Colour saturation in dark contexts
The purple accent I use throughout Spectral was born in a light-mode prototype. Dropped into a dark background, it screamed. The solution isn't to desaturate - that kills vibrancy - it's to reduce chroma while preserving hue.
Working in the OKLCH colour space made this straightforward. Instead of adjusting HSL sliders and eyeballing the result, I could dial the C (chroma) value down incrementally while keeping L and H fixed. The result: a purple that still reads as purple, but doesn't assault the eyes at 2am.
Text contrast: the 4.5:1 trap
WCAG AA requires 4.5:1 contrast for normal text. This is a floor, not a target.

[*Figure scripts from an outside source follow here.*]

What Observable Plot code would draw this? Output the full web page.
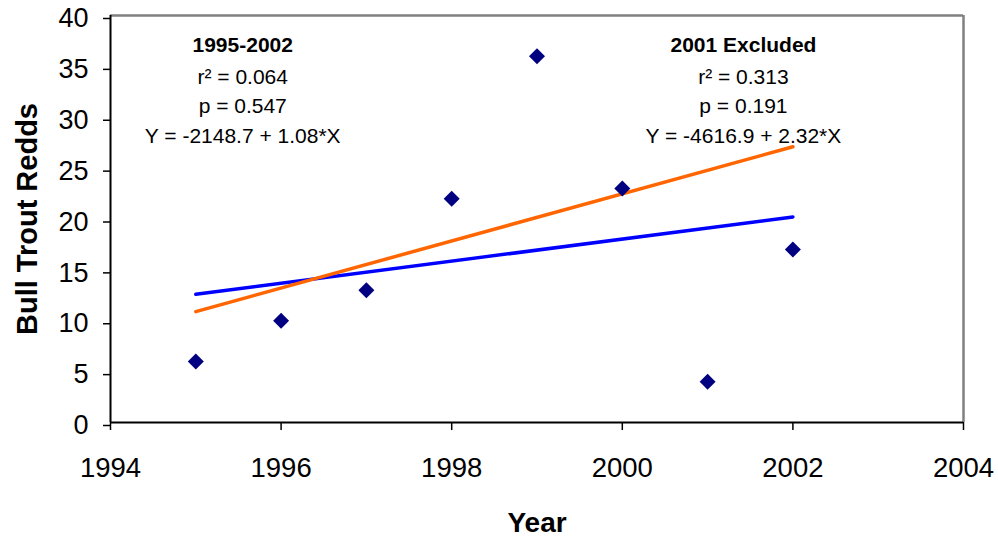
<!DOCTYPE html>
<html><head><meta charset="utf-8">
<script src="https://cdn.jsdelivr.net/npm/d3@7"></script>
<script src="https://cdn.jsdelivr.net/npm/@observablehq/plot@0.6"></script>
<style>body{margin:0;background:#fff} svg{display:block}</style>
</head><body><div id="chart"></div>
<script>
const years = [1995, 1996, 1997, 1998, 1999, 2000, 2001, 2002];
const redds = [6, 10, 13, 22, 36, 23, 4, 17];
const fitYears = [1995, 2002];
const fitAll = [12.6, 20.2];
const fitExcl = [10.9, 27.1];
const xTicks = [1994, 1996, 1998, 2000, 2002, 2004];
const yTicks = [0, 5, 10, 15, 20, 25, 30, 35, 40];
const annoTitles = ["1995-2002", "2001 Excluded"];
const annoX = [1995.55, 2001.42];
const annoR2 = ["r² = 0.064", "r² = 0.313"];
const annoP = ["p = 0.547", "p = 0.191"];
const annoEq = ["Y = -2148.7 + 1.08*X", "Y = -4616.9 + 2.32*X"];
const annoLineY = [37.1, 33.9, 31.1, 28.1];

const points = years.map((x, i) => ({x, y: redds[i]}));
const lineAll = fitYears.map((x, i) => ({x, y: fitAll[i]}));
const lineExcl = fitYears.map((x, i) => ({x, y: fitExcl[i]}));
const anno = (arr, row) => arr.map((t, i) => ({x: annoX[i], y: annoLineY[row], t}));

const font = "'Liberation Sans', Arial, sans-serif";
const plot = Plot.plot({
  width: 998,
  height: 539,
  marginLeft: 110,
  marginRight: 35,
  marginTop: 15,
  marginBottom: 117,
  style: {fontFamily: font, fontSize: "27px", color: "#000", background: "#fff", display: "block"},
  x: {domain: [1994, 2004]},
  y: {domain: [0, 40]},
  marks: [
    Plot.ruleY([40], {stroke: "#808080", strokeWidth: 2.5}),
    Plot.ruleX([2004], {stroke: "#808080", strokeWidth: 2.5}),
    Plot.axisY({ticks: yTicks, tickSize: 7, tickPadding: 15, label: null, fontSize: 27, stroke: "#000", strokeWidth: 1.5, dy: 3}),
    Plot.axisX({ticks: xTicks, tickSize: 8, tickPadding: 27, label: null, fontSize: 27.5, tickFormat: d => String(d), stroke: "#000", strokeWidth: 1.5}),
    Plot.ruleX([1994], {stroke: "#000", strokeWidth: 2}),
    Plot.ruleY([0], {stroke: "#000", strokeWidth: 2}),
    Plot.line(lineAll, {x: "x", y: "y", stroke: "#0000ff", strokeWidth: 3.5}),
    Plot.line(lineExcl, {x: "x", y: "y", stroke: "#ff6600", strokeWidth: 3.5}),
    Plot.dot(points, {x: "x", y: "y", symbol: "diamond2", r: 7.2, fill: "#000080", stroke: "none"}),
    Plot.text(anno(annoTitles, 0), {x: "x", y: "y", text: "t", fontSize: 21, fontWeight: "bold", fill: "#000", lineAnchor: "middle"}),
    Plot.text(anno(annoR2, 1), {x: "x", y: "y", text: "t", fontSize: 21, fill: "#000", lineAnchor: "middle"}),
    Plot.text(anno(annoP, 2), {x: "x", y: "y", text: "t", fontSize: 21, fill: "#000", lineAnchor: "middle"}),
    Plot.text(anno(annoEq, 3), {x: "x", y: "y", text: "t", fontSize: 21, fill: "#000", lineAnchor: "middle"}),
    Plot.text(["Bull Trout Redds"], {frameAnchor: "left", textAnchor: "middle", dx: -83, rotate: -90, fontSize: 29, fontWeight: "bold", fill: "#000", lineAnchor: "middle"}),
    Plot.text(["Year"], {frameAnchor: "bottom", textAnchor: "middle", dy: 101, fontSize: 28, fontWeight: "bold", fill: "#000", lineAnchor: "middle"})
  ]
});
document.getElementById("chart").appendChild(plot);
</script>
</body></html>
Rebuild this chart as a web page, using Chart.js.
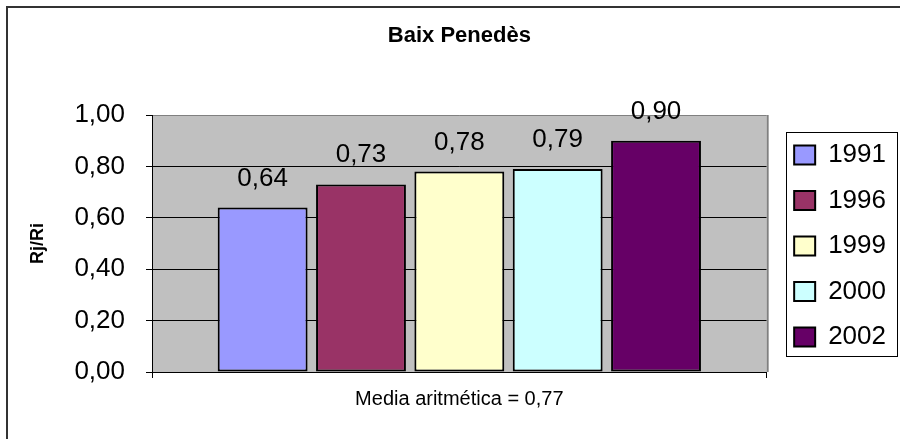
<!DOCTYPE html>
<html><head><meta charset="utf-8">
<script src="https://cdn.jsdelivr.net/npm/chart.js@4/dist/chart.umd.min.js"></script>
<style>html,body{margin:0;padding:0;background:#fff}#wrap{width:900px;height:439px}</style>
</head><body><div id="wrap"><canvas id="c" width="900" height="439"></canvas></div>
<script>
const categories = [''];
const seriesNames = ['1991', '1996', '1999', '2000', '2002'];
const seriesValues = [0.64, 0.73, 0.78, 0.79, 0.90];
const seriesColors = ['#9999FF', '#993366', '#FFFFCC', '#CCFFFF', '#660066'];
const yTicks = [0, 0.2, 0.4, 0.6, 0.8, 1.0];
const chartTitle = 'Baix Penedès';
const yTitle = 'Rj/Ri';
const xTitle = 'Media aritmética = 0,77';

const FONT = "'Liberation Sans', Arial, sans-serif";
const fmt = v => Number(v).toFixed(2).replace('.', ',');

const datasets = seriesNames.map((name, i) => ({
  label: name,
  data: [seriesValues[i]],
  backgroundColor: seriesColors[i],
  borderColor: '#000',
  borderWidth: 2,
  borderSkipped: false,
  categoryPercentage: 0.8,
  barPercentage: 0.914
}));

const decorPlugin = {
  id: 'decor',
  afterLayout(chart) {
    const lg = chart.legend;
    if (lg) { lg.left += 8; lg.right += 8; lg.top += 2.5; lg.bottom += 2.5; }
  },
  beforeDraw(chart) {
    const {ctx, chartArea: a} = chart;
    ctx.save();
    ctx.fillStyle = '#fff';
    ctx.fillRect(0, 0, chart.width, chart.height);
    ctx.fillStyle = '#C0C0C0';
    ctx.fillRect(a.left, a.top, a.right - a.left, a.bottom - a.top);
    ctx.restore();
  },
  afterDatasetsDraw(chart) {
    const {ctx} = chart;
    ctx.save();
    ctx.font = '26px ' + FONT;
    ctx.fillStyle = '#000';
    ctx.textAlign = 'center';
    ctx.textBaseline = 'alphabetic';
    chart.data.datasets.forEach((ds, i) => {
      const meta = chart.getDatasetMeta(i);
      meta.data.forEach((bar, j) => {
        ctx.fillText(fmt(ds.data[j]), bar.x, bar.y - 22);
      });
    });
    ctx.restore();
  },
  afterDraw(chart) {
    const {ctx, chartArea: a} = chart;
    ctx.save();
    ctx.strokeStyle = '#808080';
    ctx.lineWidth = 2;
    ctx.beginPath();
    ctx.moveTo(a.right + 1, a.top);
    ctx.lineTo(a.right + 1, a.bottom);
    ctx.stroke();
    ctx.strokeStyle = '#333';
    ctx.lineWidth = 2;
    ctx.beginPath();
    ctx.moveTo(7, chart.height);
    ctx.lineTo(7, 7);
    ctx.lineTo(chart.width, 7);
    ctx.stroke();
    const hb = chart.legend && chart.legend.legendHitBoxes;
    if (hb && hb.length) {
      const l = Math.min(...hb.map(h => h.left));
      const t = Math.min(...hb.map(h => h.top));
      const r = Math.max(...hb.map(h => h.left + h.width));
      const b = Math.max(...hb.map(h => h.top + h.height));
      ctx.strokeStyle = '#000';
      ctx.lineWidth = 1;
      ctx.strokeRect(Math.round(l - 8) + 0.5, Math.round(t - 10) + 0.5,
                     Math.round(r - l + 19), Math.round(b - t + 16));
    }
    ctx.restore();
  }
};

new Chart(document.getElementById('c'), {
  type: 'bar',
  data: { labels: categories, datasets },
  plugins: [decorPlugin],
  options: {
    responsive: false,
    animation: false,
    devicePixelRatio: 1,
    layout: { padding: { left: 0, right: 12, top: 0, bottom: 0 } },
    plugins: {
      title: {
        display: true,
        text: chartTitle,
        fullSize: false,
        color: '#000',
        font: { family: FONT, size: 22, weight: 'bold' },
        padding: { top: 23, bottom: 65.6 }
      },
      legend: {
        display: true,
        position: 'right',
        fullSize: false,
        align: 'center',
        labels: {
          boxWidth: 21,
          boxHeight: 19,
          padding: 19.5,
          color: '#000',
          font: { family: FONT, size: 26 }
        }
      },
      tooltip: { enabled: false }
    },
    scales: {
      x: {
        grid: {
          display: true,
          drawOnChartArea: false,
          drawTicks: true,
          tickLength: 6,
          color: '#000',
          offset: true
        },
        border: { display: true, color: '#000', width: 1 },
        ticks: { display: false },
        title: {
          display: true,
          text: xTitle,
          color: '#000',
          font: { family: FONT, size: 20 },
          padding: { top: 0, bottom: 28 }
        },
        afterFit(s) { s.height = 67; }
      },
      y: {
        min: 0,
        max: 1,
        afterBuildTicks(s) { s.ticks = yTicks.map(v => ({ value: v })); },
        grid: {
          color: c => (c.tick && c.tick.value === 1) ? '#808080' : '#000',
          lineWidth: 1,
          drawTicks: true,
          tickLength: 6,
          tickColor: '#000'
        },
        border: { display: true, color: '#000', width: 1 },
        ticks: {
          color: '#000',
          padding: 21,
          font: { family: FONT, size: 26 },
          callback: v => fmt(v)
        },
        title: {
          display: true,
          text: yTitle,
          color: '#000',
          font: { family: FONT, size: 18, weight: 'bold' },
          padding: { top: 27, bottom: 0 }
        },
        afterFit(s) { s.width = 152; }
      }
    }
  }
});
</script>
</body></html>
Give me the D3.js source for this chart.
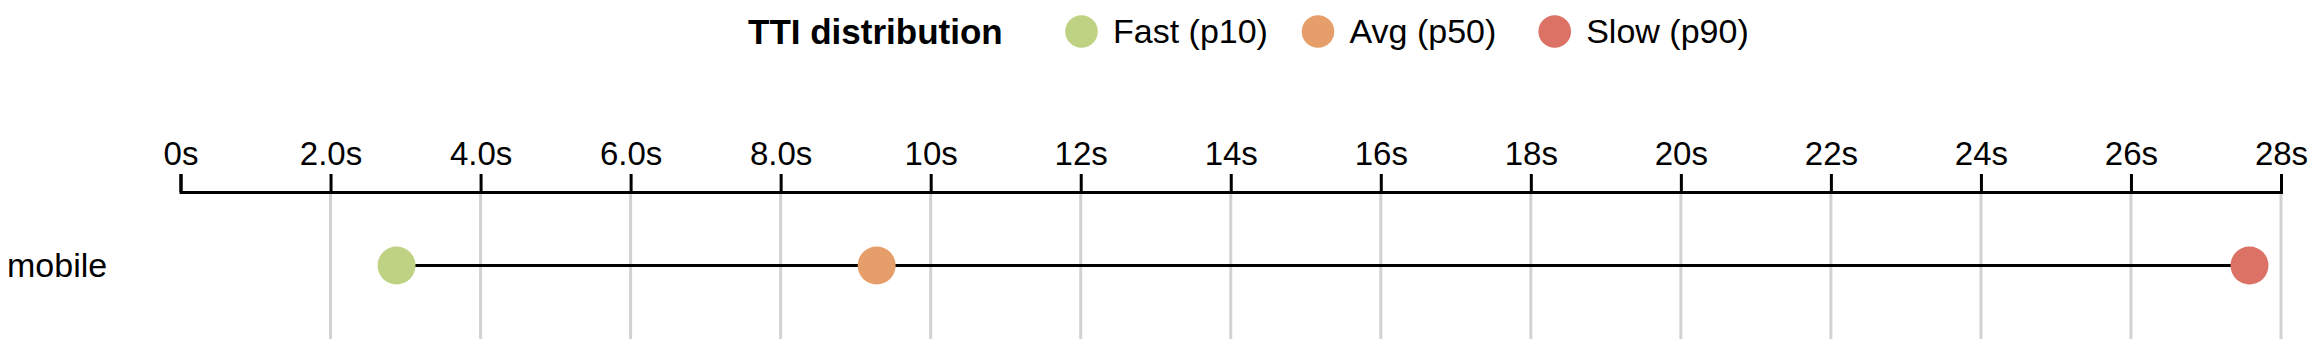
<!DOCTYPE html>
<html>
<head>
<meta charset="utf-8">
<script src="https://cdn.jsdelivr.net/npm/d3@7"></script>
<style>
  html, body { margin: 0; padding: 0; background: #fff; }
  svg { display: block; font-family: "Liberation Sans", Arial, Helvetica, sans-serif; }
</style>
</head>
<body>
<svg id="chart" width="2322" height="364"></svg>
<script>
// ---- data ----
const categories = ["mobile"];
const seriesNames = ["Fast (p10)", "Avg (p50)", "Slow (p90)"];
const seriesColors = ["#bfd283", "#e69e6a", "#dc7166"];
const fastValues = [2.88];
const avgValues = [9.28];
const slowValues = [27.58];
const tickValues = [0, 2, 4, 6, 8, 10, 12, 14, 16, 18, 20, 22, 24, 26, 28];
const tickLabels = ["0s", "2.0s", "4.0s", "6.0s", "8.0s", "10s", "12s", "14s", "16s", "18s", "20s", "22s", "24s", "26s", "28s"];
const legendTitle = "TTI distribution";

// ---- layout ----
const svg = d3.select("#chart");
const axisY = 192, gridBottom = 339;

const x = d3.scaleLinear().domain([0, 28]).range([180.5, 2281]);
const y = d3.scaleBand().domain(categories).range([axisY, gridBottom]);

// gridlines
svg.append("g").selectAll("line")
  .data(tickValues.filter(d => d !== 0))
  .join("line")
  .attr("x1", d => x(d)).attr("x2", d => x(d))
  .attr("y1", axisY).attr("y2", gridBottom)
  .attr("stroke", "#d2d2d2").attr("stroke-width", 3);

// axis
const axis = d3.axisTop(x)
  .tickValues(tickValues)
  .tickFormat((d, i) => tickLabels[i])
  .tickSize(18)
  .tickPadding(9);
const gAxis = svg.append("g").attr("transform", `translate(0,${axisY})`).call(axis);
gAxis.select(".domain").attr("stroke", "#000").attr("stroke-width", 3);
gAxis.selectAll(".tick line").attr("stroke", "#000").attr("stroke-width", 3);
gAxis.selectAll(".tick text").attr("fill", "#000").attr("font-size", 33)
  .attr("font-family", "'Liberation Sans', Arial, Helvetica, sans-serif");

// rows
const rows = categories.map((c, i) => ({
  cat: c,
  vals: [fastValues[i], avgValues[i], slowValues[i]]
}));
const cy = c => y(c) + y.bandwidth() / 2;

const gRows = svg.append("g");
gRows.selectAll("line.conn")
  .data(rows).join("line").attr("class", "conn")
  .attr("x1", d => x(d3.min(d.vals))).attr("x2", d => x(d3.max(d.vals)))
  .attr("y1", d => cy(d.cat)).attr("y2", d => cy(d.cat))
  .attr("stroke", "#000").attr("stroke-width", 3);

rows.forEach(r => {
  gRows.selectAll(null)
    .data(r.vals.map((v, k) => ({ v, k })))
    .join("circle")
    .attr("cx", d => x(d.v)).attr("cy", cy(r.cat)).attr("r", 19)
    .attr("fill", d => seriesColors[d.k]);
});

svg.append("g").selectAll("text")
  .data(categories).join("text")
  .attr("x", 7).attr("y", d => cy(d)).attr("dy", "0.35em")
  .attr("font-size", 34).attr("fill", "#000")
  .text(d => d);

// legend
const legY = 31.5;
const leg = svg.append("g");
leg.append("text").attr("x", 748).attr("y", legY).attr("dy", "0.35em")
  .attr("font-size", 35).attr("font-weight", "bold").attr("fill", "#000")
  .text(legendTitle);
const legCircleX = [1081.5, 1318, 1554.7];
seriesNames.forEach((name, i) => {
  leg.append("circle").attr("cx", legCircleX[i]).attr("cy", legY).attr("r", 16.3)
    .attr("fill", seriesColors[i]);
  leg.append("text").attr("x", legCircleX[i] + 31.5).attr("y", legY).attr("dy", "0.35em")
    .attr("font-size", 34).attr("fill", "#000").text(name);
});
</script>
</body>
</html>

On a dark background, pure white at 21:1 contrast is technically correct and visually exhausting. I settled on three text levels:
- Primary: 92% opacity - headers, labels
- Secondary: 65% - body copy, descriptions
- Tertiary: 38% - placeholders, disabled states
The takeaway
Dark mode is a first-class design problem, not an afterthought. The apps that get it right share one thing in common: their dark mode looks like it was designed in the dark, from scratch. Not like a light mode that got inverted.
For Spectral, the six weeks I spent on this turned out to be some of the highest-leverage design work in the project. Users don't comment on the elevation system or the OKLCH adjustments. They just say it feels polished. That's the goal.